Top Iran Lawmaker Says Failure In Vienna Means Less Nuclear Inspection
An influential hardliner in Iran’s parliament has promised further limitations on monitoring by the United Nations nuclear watchdog if no agreement is reached in nuclear talks underway in Vienna.
Mojtaba Zolnour (Zonnoor), chairman of parliament’s national security and foreign affairs committee, told Tasnim news agency on Saturday that if the talks failed, Iran would not renew a three-month access agreement with the International Atomic Energy Agency (IAEA) set to end on May 24.
On February 23 Iran stopped allowing IAEA snap inspections and instead agreed a “temporary technical understanding” with IAEA chief Rafael Mariano Grossi. The limit on inspections followed the November 27 killing of Iranian nuclear scientist Mohsen Fakhrizadeh, widely attributed to Israel, and was part of an Iranian decision in December to ramp up pressure on the incoming Biden administration to lift crippling sanctions imposed by the Trump team after the 2018 US withdrawal from the Joint Comprehensive Plan of Action, JCPOA.
Zolnour, an influential principlist politician and formerly deputy representative of Supreme Leader Ali Khamenei in the Revolutionary Guards, said that “nothing new” had happened in Iran’s talks with world powers in Vienna − including indirectly the US – aimed at reviving the JCPOA. He described the talks as “attritional,” a term that has been used in Tehran to emphasize the challenges presented in the talks.
Zolnour stressed that if negotiators could not break a deadlock, then Iran would carry through a decision to stop video recording at its nuclear facilities – currently being done through the temporary IAEA agreement – and allow inspections only under the terms of its obligations as a signatory to the Nuclear Non-Proliferation Treaty rather than its Additional Protocol, which Iran previously implemented, and which gave additional access to IAEA inspectors. Zolnour said this would be Iran’s “first step” if the talks failed.
Both Iran and the US have noted the seriousness of the other side in the talks, where Tehran-Washington discussion is mediated by European powers. Challenges remain in agreeing exactly which US sanctions violate the JCPOA and how precisely Iran should return to the nuclear limits set by the deal – as well as how to sequence the two processes.
Echoing the argument of JCPOA critics in Washington, Zolnour demanded that the parliament should be appraised of any deal reached in Vienna. If agreements reached were within the JCPOA framework, parliament would have no need to approve them, he argued, but any new obligations would require parliamentary approval.

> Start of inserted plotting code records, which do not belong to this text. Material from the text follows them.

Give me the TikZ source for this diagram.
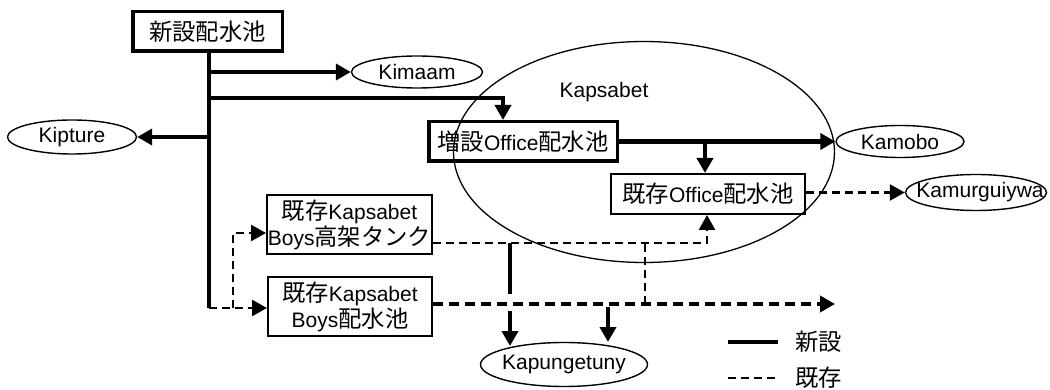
\documentclass[tikz,border=0pt]{standalone}
\usepackage{fontspec}
\setmainfont{Liberation Sans}
\newfontfamily\cjk{Noto Sans CJK JP}[Scale=1.11]
\newcommand{\jp}[1]{{\cjk #1}}
\usetikzlibrary{arrows.meta,shapes.geometric}
\begin{document}
\begin{tikzpicture}[x=1pt,y=-1pt,
  every node/.style={font=\fontsize{21}{26}\selectfont, inner sep=0pt},
  every label/.style={font=\fontsize{21}{26}\selectfont, inner sep=0pt},
  newbox/.style={draw, line width=3.5pt},
  oldbox/.style={draw, line width=2pt, align=center},
  place/.style={draw, ellipse, line width=1.4pt},
  newline/.style={line width=4.2pt},
  newarrow/.style={line width=4.2pt, -{Triangle[length=15pt,width=16pt]}},
  oldline/.style={line width=2.4pt, dash pattern=on 8pt off 5pt},
  oldarrow/.style={oldline, -{Triangle[length=15pt,width=16pt]}},
  oldthick/.style={line width=4.2pt, dash pattern=on 10pt off 6pt},
  oldthickarrow/.style={oldthick, -{Triangle[length=15pt,width=16pt]}},
]
\useasboundingbox (0,0) rectangle (1050,390);
\fill[white] (0,0) rectangle (1050,390);

% big region
\node[draw, ellipse, line width=1.3pt, minimum width=381pt, minimum height=221pt] (kap) at (644,152) {};
\node (kaplabel) at (604,92) {Kapsabet};

% boxes
\node[newbox, minimum width=149.5pt, minimum height=39.5pt] (tnew) at (207.5,31.5) {\jp{新設配水池}};
\node[newbox, minimum width=188.5pt, minimum height=39.5pt] (office) at (523,141.5) {\jp{増設}Office\jp{配水池}};
\node[oldbox, minimum width=194pt, minimum height=40pt] (exoffice) at (708,194) {\jp{既存}Office\jp{配水池}};
\node[oldbox, minimum width=165pt, minimum height=59pt] (tank) at (349.5,224.5) {\jp{既存}Kapsabet\\Boys\jp{高架タンク}};
\node[oldbox, minimum width=164pt, minimum height=59pt] (boys) at (350,306.5) {\jp{既存}Kapsabet\\Boys\jp{配水池}};

% places
\node[place, minimum width=131pt, minimum height=32pt, label={center:Kimaam}] (kimaam) at (417,72) {};
\node[place, minimum width=129pt, minimum height=34pt, label={center:Kipture}] (kipture) at (72,137) {};
\node[place, minimum width=128pt, minimum height=32pt, label={center:Kamobo}] (kamobo) at (900,141.5) {};
\node[place, minimum width=141pt, minimum height=36pt, label={[xshift=4pt]center:Kamurguiywa}] (kamur) at (976,192.5) {};
\node[place, minimum width=167pt, minimum height=44pt, label={center:Kapungetuny}] (kapung) at (564,364.5) {};

% new pipes
\coordinate (tb) at (209,308);
\draw[newline] (tnew.south -| tb) -- (tb);
\draw[newarrow] (tb |- kimaam.west) -- (kimaam.west);
\draw[newarrow] (tb |- kipture.east) -- (kipture.east);
\coordinate (c1) at (503,98);
\draw[newarrow, line join=miter] (tb |- c1) -- (c1) -- (c1 |- office.north);
\draw[newarrow] (office.east) -- (kamobo.west);
\coordinate (c2) at (705,141.5);
\draw[newarrow] (c2) -- (c2 |- exoffice.north);

% existing pipes
\draw[oldarrow] (exoffice.east |- kamur.west) -- (kamur.west);
\coordinate (c3) at (233,308);
\coordinate (c4) at (233,233);
\draw[oldarrow] (tb) -- (c3 -| boys.west);
\draw[oldarrow] (c3) -- (c4) -- (c4 -| tank.west);
\coordinate (c5) at (707,243);
\draw[oldarrow] (tank.east |- c5) -- (c5) -- (c5 |- exoffice.south);
\coordinate (c9) at (835,304);
\draw[oldthickarrow] (boys.east |- c9) -- (c9);
\coordinate (c10) at (645,304);
\draw[oldline] (c10) -- (c10 |- c5);

% new pipes to Kapungetuny
\coordinate (c6) at (510,243);
\coordinate (c7) at (510,294);
\draw[newline] (c6) -- (c7);
\coordinate (c8) at (510,311);
\coordinate (k1) at (510,346);
\draw[newarrow] (c8) -- (k1);
\coordinate (c11) at (608,307);
\coordinate (k2) at (608,342);
\draw[newarrow] (c11) -- (k2);

% legend
\coordinate (l1a) at (728,342);
\coordinate (l1b) at (778,342);
\coordinate (l2a) at (728,378);
\coordinate (l2b) at (778,378);
\draw[newline] (l1a) -- (l1b);
\draw[oldline] (l2a) -- (l2b);
\node[anchor=west] (legnew) at (795,342) {\jp{新設}};
\node[anchor=west] (legold) at (795,378) {\jp{既存}};
\end{tikzpicture}
\end{document}
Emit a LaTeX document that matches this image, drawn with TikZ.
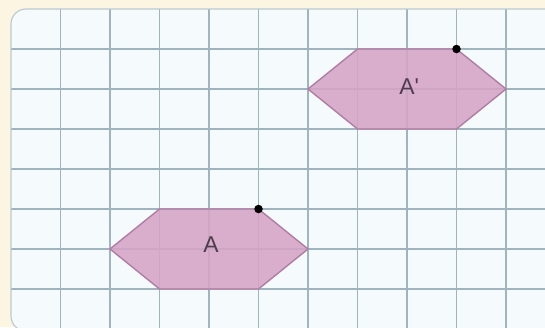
\documentclass[tikz,border=0pt]{standalone}
\usepackage{fontspec}
\setmainfont{Liberation Sans}
\definecolor{cream}{HTML}{FBF5E2}
\definecolor{paper}{HTML}{F5FBFD}
\definecolor{gridline}{HTML}{9FB4BF}
\definecolor{hexfill}{HTML}{D6A3C6}
\definecolor{hexline}{HTML}{B07DA3}
\definecolor{labelcol}{HTML}{4E3E4C}
\begin{document}
\begin{tikzpicture}[x=1bp,y=-1bp,
  gridstyle/.style={draw=gridline,line width=1.2bp},
  hexstyle/.style={fill=hexfill,fill opacity=0.88,draw=hexline,line width=1.4bp,line join=miter},
  vertexdot/.style={circle,fill=black,inner sep=0pt,minimum size=8.5bp},
  hexlabel/.style={text=labelcol,inner sep=0pt,font=\fontsize{23}{26}\selectfont}]
\useasboundingbox (0,0) rectangle (545,327);
\fill[cream] (0,0) rectangle (545,327);
% paper sheet
\begin{scope}
\clip[rounded corners=15bp] (11,9) rectangle (580,331);
\fill[paper] (11,9) rectangle (580,331);
\foreach \k in {1,...,11} {
  \draw[gridstyle] ({11+49.5*\k},9) -- ({11+49.5*\k},331);
}
\foreach \j in {1,...,7} {
  \draw[gridstyle] (11,{9+40*\j}) -- (580,{9+40*\j});
}
\end{scope}
\draw[draw=gridline!70,line width=1.2bp,rounded corners=15bp] (580,9) -- (11,9) -- (11,331) -- (580,331);
% hexagon A
\coordinate (a1) at (110,249);
\coordinate (a2) at (159.5,209);
\coordinate (a3) at (258.5,209);
\coordinate (a4) at (308,249);
\coordinate (a5) at (258.5,289);
\coordinate (a6) at (159.5,289);
\draw[hexstyle] (a1) -- (a2) -- (a3) -- (a4) -- (a5) -- (a6) -- cycle;
% hexagon A'
\coordinate (b1) at (308,89);
\coordinate (b2) at (357.5,49);
\coordinate (b3) at (456.5,49);
\coordinate (b4) at (506,89);
\coordinate (b5) at (456.5,129);
\coordinate (b6) at (357.5,129);
\draw[hexstyle] (b1) -- (b2) -- (b3) -- (b4) -- (b5) -- (b6) -- cycle;
% dots
\node[vertexdot] (da) at (a3) {};
\node[vertexdot] (db) at (b3) {};
% labels
\node[hexlabel] (la) at (211,245) {A};
\node[hexlabel] (lb) at (407,87) {A\rlap{\textquotesingle}};
\end{tikzpicture}
\end{document}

Asked at the White House on Friday if he thought Tehran was serious about talks, President Joe Biden replied: "Yes, but how serious, and what they are prepared to do is a different story. But we're still talking." Biden came to office promising to revive the JCPOA but has continued the sanctions-based ‘maximum pressure’ of his predecessor as talks on reviving the deal continue.